By CAM LUCADOU-WELLS
GREATER Dandenong councillor Sean O’Reilly has voiced concern about the cost of maintaining new parks and open spaces under the proposed sky rail in Noble Park being passed onto local councils.
Cr O’Reilly, an ALP member, told an 8 February council meeting that he wondered how councils were expected to look after the “unleashed 11 MCGs of open space” while their revenue was “squeezed” by rate capping.
“Where does that money come from in a rate-capping environment?
“Does it come from (council) services for vulnerable people?”
Greens MP Nina Springle posed a similar question in Parliament on 9 February.
The State Government has 30 days to form a reply.
Another ALP councillor Roz Blades labelled Noble Park residents’ reaction to the sudden sky rail announcement as “dreadful”.

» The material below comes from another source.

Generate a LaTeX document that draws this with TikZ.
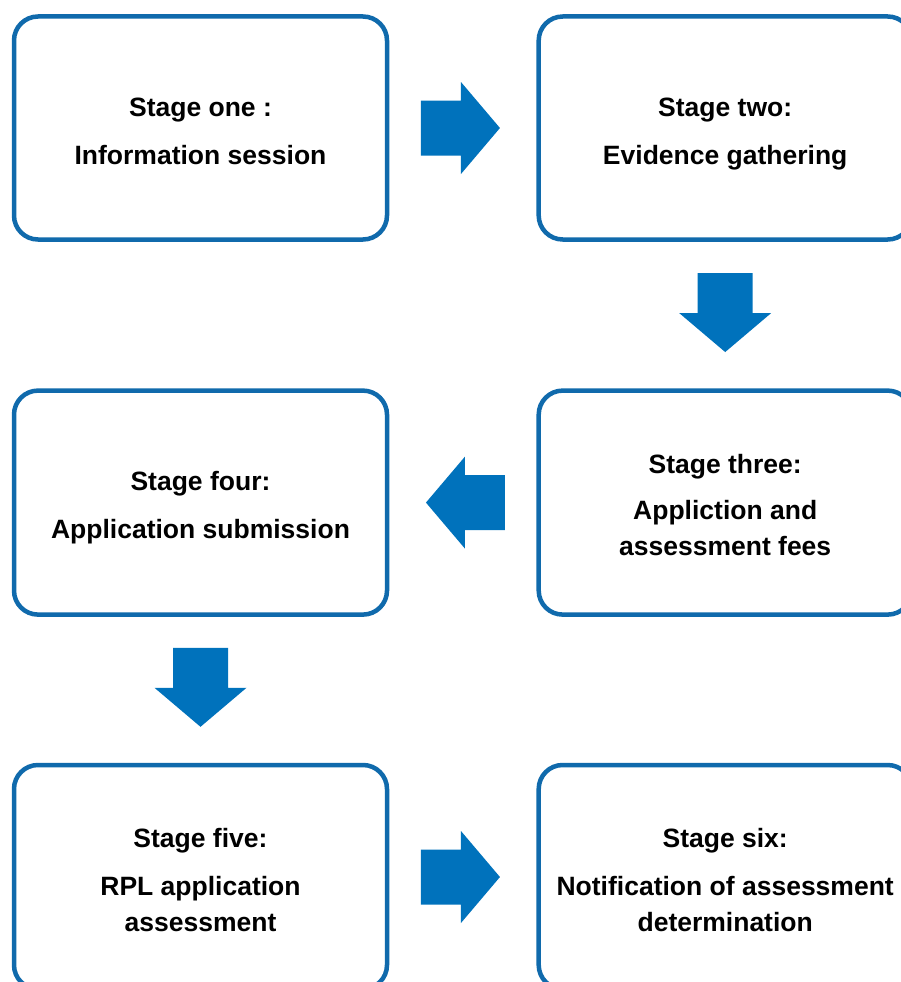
\documentclass[tikz,border=0pt]{standalone}
\usepackage{fontspec}
\setmainfont{Liberation Sans}
\usetikzlibrary{calc}
\definecolor{boxblue}{RGB}{16,106,172}
\definecolor{arrowblue}{RGB}{0,114,188}
\newcommand\stagetop{\rule{0pt}{30pt}}
\newcommand\stagebot{\vphantom{g}}
\tikzset{
  blockarr/.pic={\fill[arrowblue] (-39.5,-27.5) -- (0.5,-27.5) -- (0.5,-46) -- (39.5,0) -- (0.5,46) -- (0.5,27.5) -- (-39.5,27.5) -- cycle;}
}
\begin{document}
\begin{tikzpicture}[x=1pt,y=-1pt,
  stagebox/.style={draw=boxblue,line width=4.5pt,rounded corners=24pt,
    minimum width=373pt,minimum height=223pt,align=center,inner sep=0pt,
    font=\bfseries\fontsize{26.5}{36}\selectfont}]
\useasboundingbox (0,0) rectangle (901,982);
\clip (0,0) rectangle (901,982);
\fill[white] (0,0) rectangle (901,982);
\node[stagebox] (s1) at (200.5,128) {\stagetop Stage one :\\[12pt]Information session\stagebot};
\node[stagebox] (s2) at (725.2,128) {\stagetop Stage two:\\[12pt]Evidence gathering\stagebot};
\node[stagebox,minimum height=224pt] (s3) at (725.2,502.6) {\stagetop Stage three:\\[10pt]Appliction and\\assessment fees\stagebot};
\node[stagebox,minimum height=224pt] (s4) at (200.5,502.6) {\stagetop Stage four:\\[12pt]Application submission\stagebot};
\node[stagebox,minimum height=224pt] (s5) at (200.5,877) {\stagetop Stage five:\\[12pt]RPL application\\assessment\stagebot};
\node[stagebox,minimum height=224pt] (s6) at (725.2,877) {\stagetop Stage six:\\[12pt]Notification of assessment\\determination\stagebot};
\pic[xshift=-2.4pt] at ($(s1.east)!0.5!(s2.west)$) {blockarr};
\pic[yshift=2.5pt,rotate=-90] at ($(s2.south)!0.5!(s3.north)$) {blockarr};
\pic[rotate=180,xshift=-2.6pt] at ($(s3.west)!0.5!(s4.east)$) {blockarr};
\pic[yshift=2.5pt,rotate=-90] at ($(s4.south)!0.5!(s5.north)$) {blockarr};
\pic[xshift=-2.4pt] at ($(s5.east)!0.5!(s6.west)$) {blockarr};
\end{tikzpicture}
\end{document}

Cr Blades said the community preferred rail-under-road grade separations at Corrigan, Heatherton and Chandler roads, and didn’t feel properly consulted prior to the project’s announcement on 7 February.
“So far the reaction has been dreadful. Nobody I’ve spoken to has been positive,” Cr Blades said.
“It’s because there was supposed to be consultation. Many thought they would have input to the process.
“Handing out cards at Noble Park shopping centre early in the morning doesn’t do it.”
Asked what she thought of the nine-metre tall sky rail and Noble Park station redesign, Cr Blades said she would have to see the detail.
“The only people who have seen it would be them (the government and Level Crossing Removal Authority).”
Councillor Matthew Kirwan said residents regarded the government’s original consultation as “pretty much an information session”.
“There was no genuine attempt to find out what people thought.
“Undergrounding would have provided all the benefits of sky rail (such as) open space without the visual blight and privacy, safety and crime concerns.
“If that was not viable why aren’t we seeing the cost benefit analysis to prove it?”
He said there needed to be discussions on how much car parking would be provided at the new Noble Park railway station, as well as addressing residents’ sound and privacy concerns.